THE REQUEST: Copy each of the entries below faithfully, setting aside any pictures.

[begin INPUT FOR THIS TASK]

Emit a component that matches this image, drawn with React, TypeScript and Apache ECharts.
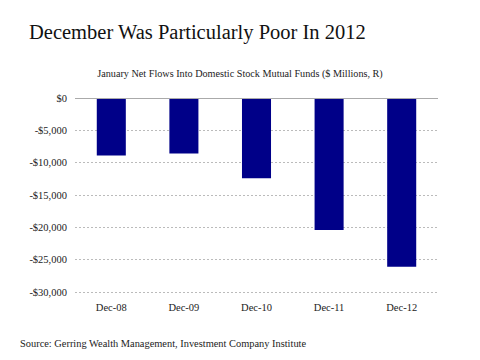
import React, { useEffect, useRef } from "react";
import * as echarts from "echarts";

const categories = ["Dec-08", "Dec-09", "Dec-10", "Dec-11", "Dec-12"];
const netFlows = [-8900, -8600, -12400, -20400, -26100];
const yTicks = { min: -30000, max: 0, interval: 5000 };

const fmt = (v: number) => {
  if (v === 0) return "$0";
  const s = Math.abs(v).toLocaleString("en-US");
  return (v < 0 ? "-$" : "$") + s;
};

export default function App() {
  const ref = useRef<HTMLDivElement>(null);
  useEffect(() => {
    const chart = echarts.init(ref.current!, undefined, { renderer: "svg" });
    const serif = "'Liberation Serif', 'DejaVu Serif', serif";
    chart.setOption({
      animation: false,
      backgroundColor: "#ffffff",
      textStyle: { fontFamily: serif },
      title: [
        {
          text: "December Was Particularly Poor In 2012",
          left: 24,
          top: 16,
          padding: 5,
          textStyle: { fontFamily: serif, fontSize: 20.5, fontWeight: "normal", color: "#111" },
        },
        {
          text: "January Net Flows Into Domestic Stock Mutual Funds ($ Millions, R)",
          left: "center",
          top: 63,
          textStyle: { fontFamily: serif, fontSize: 10.2, fontWeight: "normal", color: "#222" },
        },
        {
          text: "Source: Gerring Wealth Management, Investment Company Institute",
          left: 15,
          top: 333,
          textStyle: { fontFamily: serif, fontSize: 10.4, fontWeight: "normal", color: "#222" },
        },
      ],
      grid: { left: 75, right: 42, top: 98, bottom: 68 },
      xAxis: {
        type: "category",
        data: categories,
        axisLine: { show: false, onZero: false },
        axisTick: { show: false },
        axisLabel: { margin: 10, fontFamily: serif, fontSize: 10.5, color: "#222" },
      },
      yAxis: {
        type: "value",
        min: yTicks.min,
        max: yTicks.max,
        interval: yTicks.interval,
        axisLine: { show: false },
        axisTick: { show: false },
        axisLabel: { formatter: fmt, margin: 8, fontFamily: serif, fontSize: 10.5, color: "#222" },
        splitLine: { lineStyle: { color: "#bbb", type: [2, 2], width: 1 } },
      },
      series: [
        {
          type: "bar",
          data: netFlows,
          barWidth: "40%",
          itemStyle: { color: "#000088" },
          markLine: {
            silent: true,
            symbol: "none",
            label: { show: false },
            lineStyle: { color: "#aaa", type: "solid", width: 1 },
            data: [{ yAxis: 0 }],
          },
        },
      ],
    });
    return () => chart.dispose();
  }, []);
  return <div ref={ref} style={{ width: 480, height: 360, position: "absolute", left: 0, top: 0 }} />;
}
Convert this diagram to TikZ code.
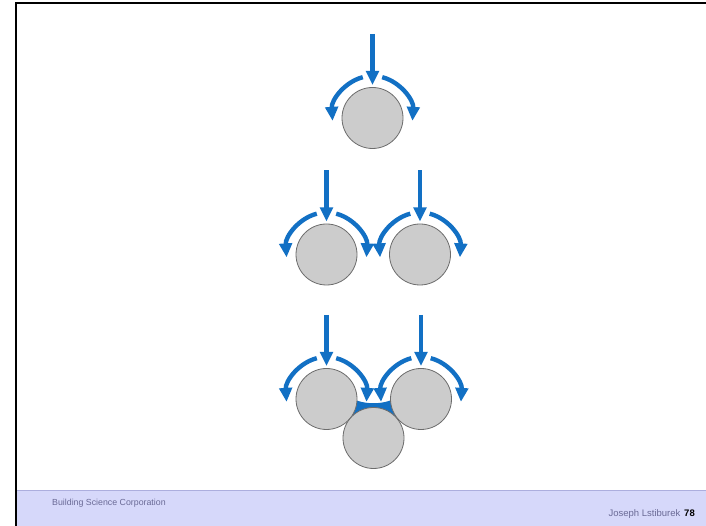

[end INPUT FOR THIS TASK]

RESPONSE FOR THIS EXERCISE:
Emit a component that matches this image, drawn with React, TypeScript and Apache ECharts.
import React, { useEffect, useRef } from "react";
import * as echarts from "echarts";

const categories = ["Dec-08", "Dec-09", "Dec-10", "Dec-11", "Dec-12"];
const netFlows = [-8900, -8600, -12400, -20400, -26100];
const yTicks = { min: -30000, max: 0, interval: 5000 };

const fmt = (v: number) => {
  if (v === 0) return "$0";
  const s = Math.abs(v).toLocaleString("en-US");
  return (v < 0 ? "-$" : "$") + s;
};

export default function App() {
  const ref = useRef<HTMLDivElement>(null);
  useEffect(() => {
    const chart = echarts.init(ref.current!, undefined, { renderer: "svg" });
    const serif = "'Liberation Serif', 'DejaVu Serif', serif";
    chart.setOption({
      animation: false,
      backgroundColor: "#ffffff",
      textStyle: { fontFamily: serif },
      title: [
        {
          text: "December Was Particularly Poor In 2012",
          left: 24,
          top: 16,
          padding: 5,
          textStyle: { fontFamily: serif, fontSize: 20.5, fontWeight: "normal", color: "#111" },
        },
        {
          text: "January Net Flows Into Domestic Stock Mutual Funds ($ Millions, R)",
          left: "center",
          top: 63,
          textStyle: { fontFamily: serif, fontSize: 10.2, fontWeight: "normal", color: "#222" },
        },
        {
          text: "Source: Gerring Wealth Management, Investment Company Institute",
          left: 15,
          top: 333,
          textStyle: { fontFamily: serif, fontSize: 10.4, fontWeight: "normal", color: "#222" },
        },
      ],
      grid: { left: 75, right: 42, top: 98, bottom: 68 },
      xAxis: {
        type: "category",
        data: categories,
        axisLine: { show: false, onZero: false },
        axisTick: { show: false },
        axisLabel: { margin: 10, fontFamily: serif, fontSize: 10.5, color: "#222" },
      },
      yAxis: {
        type: "value",
        min: yTicks.min,
        max: yTicks.max,
        interval: yTicks.interval,
        axisLine: { show: false },
        axisTick: { show: false },
        axisLabel: { formatter: fmt, margin: 8, fontFamily: serif, fontSize: 10.5, color: "#222" },
        splitLine: { lineStyle: { color: "#bbb", type: [2, 2], width: 1 } },
      },
      series: [
        {
          type: "bar",
          data: netFlows,
          barWidth: "40%",
          itemStyle: { color: "#000088" },
          markLine: {
            silent: true,
            symbol: "none",
            label: { show: false },
            lineStyle: { color: "#aaa", type: "solid", width: 1 },
            data: [{ yAxis: 0 }],
          },
        },
      ],
    });
    return () => chart.dispose();
  }, []);
  return <div ref={ref} style={{ width: 480, height: 360, position: "absolute", left: 0, top: 0 }} />;
}
Convert this diagram to TikZ code.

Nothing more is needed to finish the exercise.